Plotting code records
>> start

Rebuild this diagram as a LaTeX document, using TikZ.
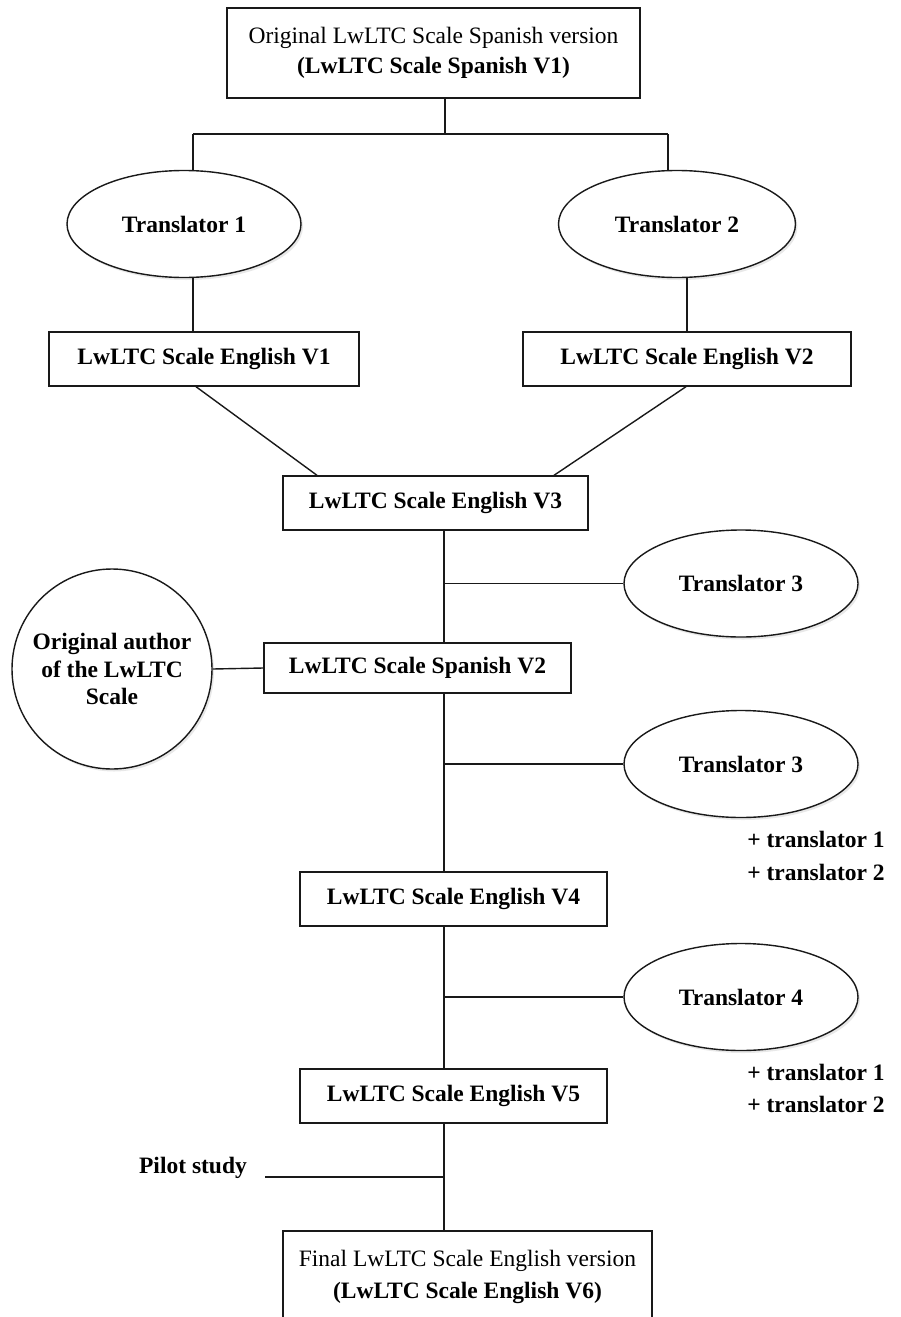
\documentclass[tikz,border=0pt]{standalone}
\usepackage{fontspec}
\setmainfont{Liberation Serif}
\usetikzlibrary{shapes.geometric,shadows}
\newcommand\diafont{\fontsize{23.5}{30}\selectfont}
\tikzset{
  line/.style={line width=1.4pt, draw=black!90},
  boxnode/.style={draw=black!90, line width=1.4pt, rectangle, fill=white, inner sep=0pt, font=\diafont\bfseries, align=center},
  softshadow/.style={drop shadow={shadow xshift=2pt, shadow yshift=-2.5pt, opacity=0.18}},
  ovalnode/.style={draw=black!90, line width=1.4pt, ellipse, fill=white, inner sep=0pt, font=\diafont\bfseries, align=center,
    minimum width=234pt, minimum height=107pt, softshadow},
  roundnode/.style={draw=black!90, line width=1.4pt, circle, fill=white, inner sep=0pt, align=center,
    minimum size=200pt, softshadow},
  plainlabel/.style={inner sep=0pt, font=\diafont\bfseries, align=left}
}
\begin{document}
\begin{tikzpicture}[x=1pt, y=-1pt]
\useasboundingbox (0,0) rectangle (901,1317);
\fill[white] (0,0) rectangle (901,1317);
\clip (0,0) rectangle (901,1317);

% x positions used by connectors
\coordinate (xL) at (193,0);
\coordinate (xR) at (668,0);
\coordinate (xT) at (445,0);
\coordinate (xS) at (444,0);
\coordinate (xD1) at (196,0);
\coordinate (xD2) at (317,0);
\coordinate (xD3) at (686,0);
\coordinate (xD4) at (554,0);
\coordinate (br) at (445,134);

% nodes
\node[boxnode, minimum width=413pt, minimum height=90pt, font=\diafont] (top) at (433.5,53)
  {Original LwLTC Scale Spanish version\\\textbf{(LwLTC Scale Spanish V1)}};
\node[ovalnode] (t1) at (184,224) {Translator 1};
\node[ovalnode, minimum width=237pt] (t2) at (677,224) {Translator 2};
\node[boxnode, minimum width=310pt, minimum height=54pt] (v1) at (204,359) {LwLTC Scale English V1};
\node[boxnode, minimum width=328pt, minimum height=54pt] (v2) at (687,359) {LwLTC Scale English V2};
\node[boxnode, minimum width=305pt, minimum height=54pt] (v3) at (435.5,503) {LwLTC Scale English V3};
\node[ovalnode] (t3) at (741,583.5) {Translator 3};
\node[roundnode, font=\fontsize{23.5}{27.5}\selectfont\bfseries] (auth) at (112,669)
  {Original author\\of the LwLTC\\Scale};
\node[boxnode, minimum width=307pt, minimum height=50pt] (s2) at (417.5,668) {LwLTC Scale Spanish V2};
\node[ovalnode] (t3b) at (741,764) {Translator 3};
\node[plainlabel, font=\fontsize{23.5}{32.5}\selectfont\bfseries] (p1) at (816,856) {+ translator 1\\+ translator 2};
\node[boxnode, minimum width=307pt, minimum height=54pt] (v4) at (453.5,899) {LwLTC Scale English V4};
\node[ovalnode] (t4) at (741,997) {Translator 4};
\node[plainlabel, font=\fontsize{23.5}{32.5}\selectfont\bfseries] (p2) at (816,1088.5) {+ translator 1\\+ translator 2};
\node[boxnode, minimum width=307pt, minimum height=54pt] (v5) at (453.5,1096) {LwLTC Scale English V5};
\node[plainlabel] (pilot) at (193,1168) {Pilot study};
\coordinate (pe) at (265,1177);
\node[boxnode, minimum width=369pt, minimum height=92pt, font=\fontsize{23.5}{32}\selectfont] (fin) at (467.5,1277)
  {Final LwLTC Scale English version\\\textbf{(LwLTC Scale English V6)}};

% connectors
\draw[line] (top.south -| xT) -- (br);
\draw[line] (br -| xL) -- (br -| xR);
\draw[line] (br -| xL) -- (t1.north -| xL);
\draw[line] (br -| xR) -- (t2.north -| xR);
\draw[line] (t1.south -| xL) -- (v1.north -| xL);
\draw[line] (t2.south -| v2.north) -- (v2.north);
\draw[line] (v1.south -| xD1) -- (v3.north -| xD2);
\draw[line] (v2.south -| xD3) -- (v3.north -| xD4);
\draw[line] (v3.south -| xS) -- (s2.north -| xS);
\draw[line] (xS |- t3.west) -- (t3.west);
\draw[line] (auth.east) -- (s2.west);
\draw[line] (s2.south -| xS) -- (v4.north -| xS);
\draw[line] (xS |- t3b.west) -- (t3b.west);
\draw[line] (v4.south -| xS) -- (v5.north -| xS);
\draw[line] (xS |- t4.west) -- (t4.west);
\draw[line] (v5.south -| xS) -- (fin.north -| xS);
\draw[line] (pe) -- (pe -| xS);
\end{tikzpicture}
\end{document}
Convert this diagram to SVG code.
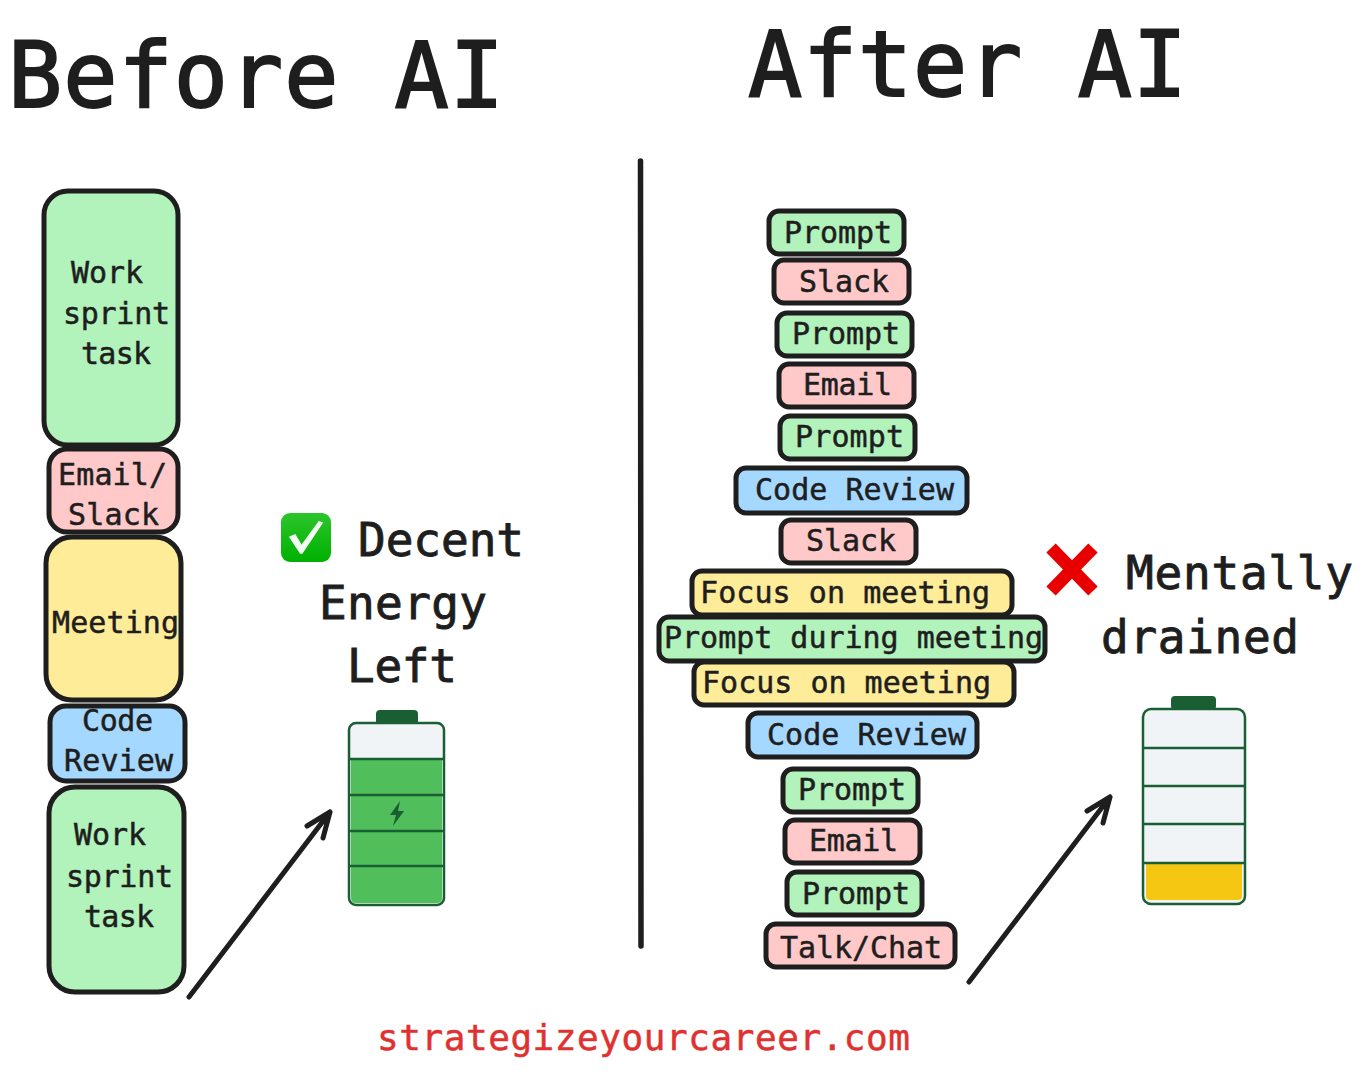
<svg xmlns="http://www.w3.org/2000/svg" width="1362" height="1073" viewBox="0 0 1362 1073">
<style>
text{font-family:"DejaVu Sans Mono","Liberation Mono",monospace;fill:#1e1e1e;stroke:#1e1e1e;stroke-width:.5px;font-size:30px}
.b{stroke:#1e1e1e;stroke-width:5}
.g{fill:#b2f2bb}.r{fill:#ffc9c9}.y{fill:#ffec99}.c{fill:#a5d8ff}
.h{font-size:90px;stroke-width:2px}.m{font-size:46px;stroke-width:.9px}
.s{fill:none;stroke:#1a5e34;stroke-width:2.5}
.a{fill:none;stroke:#1e1e1e;stroke-width:5;stroke-linecap:round;stroke-linejoin:round}
</style>
<defs><linearGradient id="cg" x1="0" y1="0" x2="0" y2="1"><stop offset="0" stop-color="#2cc52c"/><stop offset="1" stop-color="#00b000"/></linearGradient></defs>
<rect width="1362" height="1073" fill="#fff"/>
<g id="titles">
<text class="h" x="8" y="107" textLength="496">Before AI</text>
<text class="h" x="748" y="96" textLength="439">After AI</text>
<text x="377" y="1050" textLength="533" style="font-size:36px;fill:#e03131;stroke:#e03131">strategizeyourcareer.com</text>
</g>
<g id="connectors">
<path class="a" d="M640.500 161L641 946" style="stroke-width:5.500"/>
<path class="a" d="M189 997L330 812M307 826L330 812L323 838"/>
<path class="a" d="M969 982L1110 797M1087 811L1110 797L1103 823"/>
</g>
<g id="before-work-1"><rect class="b g" x="44" y="191" width="134" height="254" rx="24"/><text x="71" y="283" textLength="72">Work</text><text x="63" y="324" textLength="107">sprint</text><text x="81" y="364" textLength="70">task</text></g>
<g id="before-email"><rect class="b r" x="49" y="449" width="129" height="83" rx="18"/><text x="58" y="485" textLength="109">Email/</text><text x="68" y="525" textLength="91">Slack</text></g>
<g id="before-meeting"><rect class="b y" x="46" y="537" width="135" height="163" rx="26"/><text x="52" y="633" textLength="127">Meeting</text></g>
<g id="before-code"><rect class="b c" x="50" y="706" width="135" height="75" rx="16"/><text x="82" y="731" textLength="71">Code</text><text x="64" y="771" textLength="109">Review</text></g>
<g id="before-work-2"><rect class="b g" x="49" y="787" width="135" height="205" rx="26"/><text x="74" y="845" textLength="72">Work</text><text x="66" y="887" textLength="107">sprint</text><text x="84" y="927" textLength="70">task</text></g>
<g id="after-1"><rect class="b g" x="769" y="211" width="135" height="43" rx="10"/><text x="784" y="243" textLength="108">Prompt</text></g>
<g id="after-2"><rect class="b r" x="774" y="260" width="135" height="43" rx="10"/><text x="799" y="292" textLength="90">Slack</text></g>
<g id="after-3"><rect class="b g" x="777" y="313" width="135" height="43" rx="10"/><text x="792" y="344" textLength="108">Prompt</text></g>
<g id="after-4"><rect class="b r" x="779" y="364" width="135" height="43" rx="10"/><text x="803" y="395" textLength="89">Email</text></g>
<g id="after-5"><rect class="b g" x="780" y="416" width="135" height="43" rx="10"/><text x="795" y="447" textLength="109">Prompt</text></g>
<g id="after-6"><rect class="b c" x="736" y="468" width="231" height="45" rx="10"/><text x="755" y="500" textLength="199">Code Review</text></g>
<g id="after-7"><rect class="b r" x="781" y="520" width="135" height="43" rx="10"/><text x="806" y="551" textLength="90">Slack</text></g>
<g id="after-8"><rect class="b y" x="692" y="571" width="320" height="44" rx="10"/><text x="700" y="603" textLength="290">Focus on meeting</text></g>
<g id="after-9"><rect class="b g" x="659" y="617" width="386" height="44" rx="10"/><text x="664" y="648" textLength="379">Prompt during meeting</text></g>
<g id="after-10"><rect class="b y" x="694" y="662" width="320" height="43" rx="10"/><text x="702" y="693" textLength="289">Focus on meeting</text></g>
<g id="after-11"><rect class="b c" x="748" y="713" width="229" height="44" rx="10"/><text x="767" y="745" textLength="199">Code Review</text></g>
<g id="after-12"><rect class="b g" x="783" y="769" width="135" height="43" rx="10"/><text x="798" y="800" textLength="108">Prompt</text></g>
<g id="after-13"><rect class="b r" x="785" y="820" width="135" height="43" rx="10"/><text x="809" y="851" textLength="89">Email</text></g>
<g id="after-14"><rect class="b g" x="787" y="872" width="135" height="43" rx="10"/><text x="802" y="904" textLength="108">Prompt</text></g>
<g id="after-15"><rect class="b r" x="766" y="924" width="189" height="43" rx="10"/><text x="780" y="958" textLength="162">Talk/Chat</text></g>
<g id="decent-label">
<rect x="281" y="513" width="50" height="49" rx="9" fill="url(#cg)"/>
<path d="M290 537L300.500 553L302 553L322 523L319 522L301.500 546L295 535Z" fill="#f4fff4" stroke="#f4fff4" stroke-width="1.500"/>
<text class="m" x="358" y="556" textLength="166">Decent</text>
<text class="m" x="319" y="619" textLength="168">Energy</text>
<text class="m" x="347" y="682" textLength="110">Left</text>
</g>
<g id="battery-full">
<rect x="376" y="710" width="42" height="15" rx="4" fill="#1a5e34"/>
<rect x="349" y="723" width="95" height="182" rx="7" fill="#f0f4f7"/>
<path d="M351 759H442V898Q442 903 437 903H356Q351 903 351 898Z" fill="#4fbe5b"/>
<rect class="s" x="349" y="723" width="95" height="182" rx="7"/>
<path class="s" d="M349 759H444M349 795H444M349 831H444M349 866H444"/>
<path d="M400 801L390 815H396L393 826L404 811H398Z" fill="#1a5e34"/>
</g>
<g id="drained-label">
<path d="M1051 548L1093 591M1093 548L1051 591" fill="none" stroke="#e80000" stroke-width="13"/>
<text class="m" x="1126" y="589" textLength="227">Mentally</text>
<text class="m" x="1101" y="653" textLength="198">drained</text>
</g>
<g id="battery-low">
<rect x="1171" y="696" width="45" height="14" rx="4" fill="#1a5e34"/>
<rect x="1143" y="709" width="102" height="195" rx="8" fill="#f0f4f7"/>
<path d="M1146 863H1242V896Q1242 900 1238 900H1150Q1146 900 1146 896Z" fill="#f6c712"/>
<rect class="s" x="1143" y="709" width="102" height="195" rx="8"/>
<path class="s" d="M1143 748H1245M1143 786H1245M1143 824H1245M1143 863H1245"/>
</g>
</svg>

>> end

Problem requirements
Set down the records above word for word, from the first line through the line containing "(br) at (445,134);", both included; leave out the pictures.

Exercise response
Rebuild this diagram as a LaTeX document, using TikZ.
\documentclass[tikz,border=0pt]{standalone}
\usepackage{fontspec}
\setmainfont{Liberation Serif}
\usetikzlibrary{shapes.geometric,shadows}
\newcommand\diafont{\fontsize{23.5}{30}\selectfont}
\tikzset{
  line/.style={line width=1.4pt, draw=black!90},
  boxnode/.style={draw=black!90, line width=1.4pt, rectangle, fill=white, inner sep=0pt, font=\diafont\bfseries, align=center},
  softshadow/.style={drop shadow={shadow xshift=2pt, shadow yshift=-2.5pt, opacity=0.18}},
  ovalnode/.style={draw=black!90, line width=1.4pt, ellipse, fill=white, inner sep=0pt, font=\diafont\bfseries, align=center,
    minimum width=234pt, minimum height=107pt, softshadow},
  roundnode/.style={draw=black!90, line width=1.4pt, circle, fill=white, inner sep=0pt, align=center,
    minimum size=200pt, softshadow},
  plainlabel/.style={inner sep=0pt, font=\diafont\bfseries, align=left}
}
\begin{document}
\begin{tikzpicture}[x=1pt, y=-1pt]
\useasboundingbox (0,0) rectangle (901,1317);
\fill[white] (0,0) rectangle (901,1317);
\clip (0,0) rectangle (901,1317);

% x positions used by connectors
\coordinate (xL) at (193,0);
\coordinate (xR) at (668,0);
\coordinate (xT) at (445,0);
\coordinate (xS) at (444,0);
\coordinate (xD1) at (196,0);
\coordinate (xD2) at (317,0);
\coordinate (xD3) at (686,0);
\coordinate (xD4) at (554,0);
\coordinate (br) at (445,134);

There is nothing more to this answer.